SAINT-DENIS, France - Fifteen-year-old Rawa Khalil risks verbal abuse - or worse - every time she leaves her house wearing jeans. Jenah Benzanfour, 16, was thrown out of the family home at 11, became a drug dealer at 13, and was raped by a relative a year later.
If young men in France's poor housing projects - scenes of three weeks of nightly arson and unrest - have it rough, girls often have it worse. Not only do they suffer from racism, unemployment and deprivation: They also endure daily harassment and even violence in their own communities.
"Women are double victims, of social and sexual discrimination as well as violence," said Fadela Amara, founder of Ni Putes, Ni Soumises (Neither a Whore nor a Submissive), a group fighting to improve the lot of Muslim women and girls in impoverished French neighborhoods.
The plight of girls and women in the high-rise housing projects indicates that while racial discrimination may keep immigrants and their offspring on the margins of French society, that may not be the whole picture.
Some people in France's mostly Muslim North and Sub-Saharan African immigrant communities have resisted accepting Western values and the French way of life - making it harder for them to thrive. Polygamous households, while uncommon, can also be a barrier to integration.
Often from conservative backgrounds, many parents find it hard to shake off taboos. They expect their French-born daughters to remain virgins until marriage and refuse to allow them to marry non-Muslims.
And girls are often forced into marriages they do not want, said Amara.
"There's an identity crisis here," said Sonia Imloul, who works with troubled teens in Seine-Saint-Denis, a district northeast of Paris where the rioting - now abated - erupted Oct. 27. "It is very tough when you are stuck midway between France and Algeria or Morocco."
Some activists say the influence of radical Islamic preachers is partly to blame for how men treat women.
An Algerian Muslim prayer leader, Abdelkader Bouziane, was convicted last year in the southeastern city of Lyon and handed a six-year suspended sentence for publicly justifying beating an adulterous wife. He was deported to Algeria in October 2004.
Physical violence - including gang rapes - has been widely reported against girls and young women of North African origin.
Amara notes a pattern of unemployed immigrant fathers losing authority to sons who bring in money by dealing drugs, stealing or who have adopted radical Islam. Girls in such families are often exposed to violence and exploitation or to religious repression, she said.
Some girls have taken to wearing Islamic head coverings as protection against violence. But then they face pressures from the French state, which has banned veils and other religious symbols from schools to uphold the country's secular principles - and to quell Islamic fundamentalism. Authorities argue that girls should be empowered to cast off veils that are sometimes forced on them by their parents.

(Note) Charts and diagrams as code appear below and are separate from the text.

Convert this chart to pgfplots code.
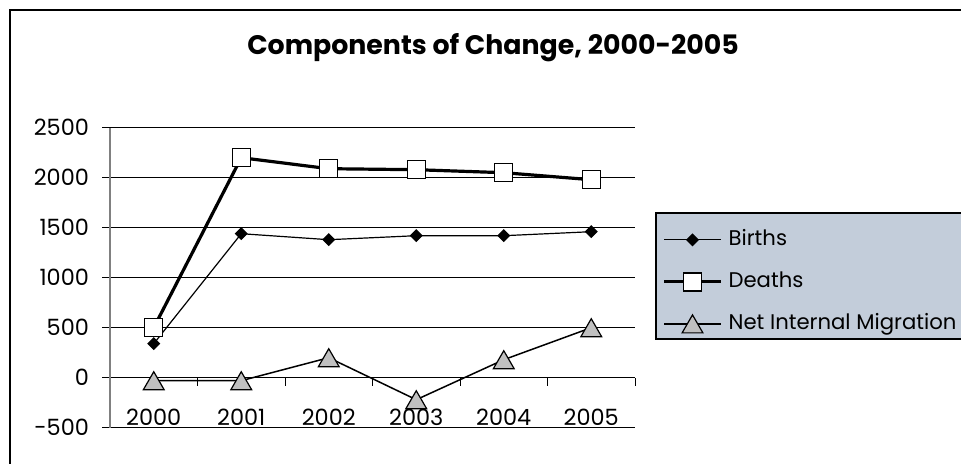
\documentclass[border=0pt]{standalone}
\usepackage{fontspec}
\setmainfont{Poppins}
\usepackage{pgfplots}
\pgfplotsset{compat=1.18}
\definecolor{legbg}{HTML}{C3CDDA}
\definecolor{trigray}{HTML}{C0C0C0}
\begin{document}
\begin{tikzpicture}
\path[use as bounding box] (0,0) rectangle (480.5pt,-232pt);
\draw[line width=0.9pt] (5pt,-240pt) -- (5pt,-5pt) -- (490pt,-5pt);
\node[font=\fontsize{13.4}{15}\selectfont\bfseries] at (246.5pt,-24pt) {Components of Change, 2000-2005};
\draw[fill=legbg, line width=0.6pt] (328pt,-106.5pt) rectangle (495pt,-169.5pt);
\begin{axis}[
  at={(55pt,-213.85pt)}, anchor=south west,
  width=262.5pt, height=150pt, scale only axis,
  xmin=-0.5, xmax=5.5, ymin=-500, ymax=2500,
  axis y line*=left, axis x line*=middle,
  hide obscured x ticks=false, hide obscured y ticks=false,
  ytick={-500,0,...,2500},
  /pgf/number format/assume math mode=true,
  /pgf/number format/1000 sep={},
  ymajorgrids, grid style={black, line width=0.5pt},
  xtick={0,...,5}, xticklabels={2000,2001,2002,2003,2004,2005},
  minor xtick={-0.5,0.5,...,5.5},
  tick align=outside,
  major tick length=4pt, minor tick length=4pt,
  major x tick style={draw=none},
  minor x tick style={black, line width=0.5pt},
  y tick style={black, line width=0.5pt},
  y axis line style={draw=gray, line width=0.8pt},
  x axis line style={black, line width=0.6pt},
  tick label style={font=\fontsize{11.2}{12}\selectfont},
  xticklabel style={yshift=-8pt},
  yticklabel style={xshift=-3pt},
  clip=false,
  legend cell align=left,
  legend style={at={(1.04,0.7157)}, anchor=north west, draw=none, fill=none,
    font=\fontsize{10.6}{12}\selectfont, row sep=10.5pt, column sep=3pt,
    nodes={text height=8pt, text depth=2.5pt, inner sep=0pt}, yshift=-6pt},
  legend image code/.code={\draw[mark repeat=2,mark phase=2] plot coordinates {(0pt,0pt) (14.25pt,0pt) (28.5pt,0pt)};},
]
\addplot[black, line width=0.6pt, mark=square*, mark size=2pt, mark options={rotate=45, solid}]
  coordinates {(0,340)(1,1440)(2,1380)(3,1420)(4,1420)(5,1460)};
\addlegendentry{Births}
\addplot[black, line width=1.6pt, mark=square*, mark size=4.5pt, mark options={fill=white, line width=0.7pt}]
  coordinates {(0,500)(1,2200)(2,2090)(3,2080)(4,2050)(5,1980)};
\addlegendentry{Deaths}
\addplot[black, line width=0.75pt, mark=triangle*, mark size=6pt, mark options={fill=trigray, line width=0.6pt, yshift=-1.5pt}]
  coordinates {(0,-30)(1,-30)(2,200)(3,-220)(4,180)(5,500)};
\addlegendentry{Net Internal Migration}
\end{axis}
\end{tikzpicture}
\end{document}
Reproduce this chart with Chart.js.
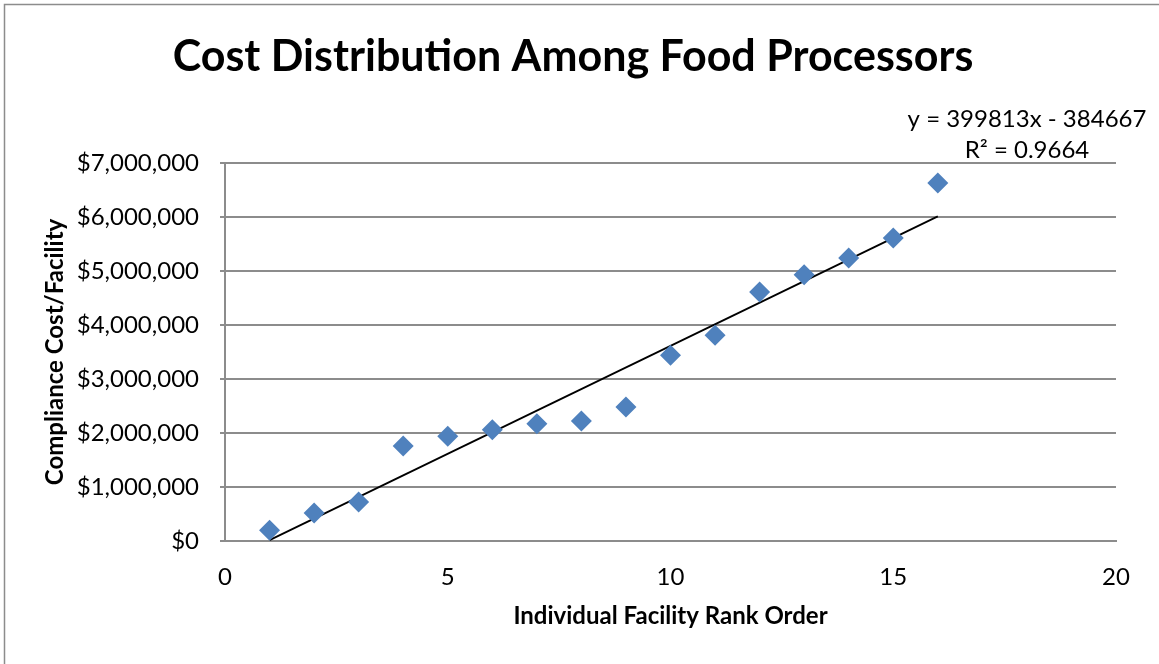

But Imloul says parents are in denial, because most of the girls in the projects date, have sex and smoke marijuana.
Jenah Benzanfour was 11 when her mother threw her out of the house because she was getting into trouble at school and with police for stealing and threatening her teacher with a knife.
At 13, she started selling marijuana. At 14, she says, an uncle raped her. At 15, she was a prostitute.
POLYGAMY SUGGESTIONS CAUSE UPROAR: French streets were relatively peaceful overnight after three weeks of unrest, police said Thursday. But protest has erupted amid suggestions that polygamy played a role in the violence.
Human rights groups are reacting with outrage to comments by French officials who have said polygamy is one of the reasons youths from underprivileged Muslim households have been rioting.
France's League of Human Rights called the comments "sickening and irresponsible," while the anti-racist group MRAP said that such remarks would only feed the "racism and exclusion" that incited youths to riot.
Labor Minister Gerard Larcher was quoted in Wednesday's Financial Times as saying that youths from large polygamous families often had social behavioral problems, stemming from lack of a father figure. Interior Minister Nicolas Sarkozy was quoted in the current issue of newsweekly L'Express as saying that polygamy is one of the cultural differences that "makes it more difficult to integrate a French youth of African origin with a French youth of another origin."
And Conservative lawmaker Bernard Accoyer told RTL radio that polygamy was "certainly one of the causes" of the problems of integrating Muslim families into French society.
Jean-Pierre Brard, a communist lawmaker from Seine-Saint-Denis, said he was aware of 150 polygamous families in his town. But to link polygamy to the rioting "is to treat people like imbeciles."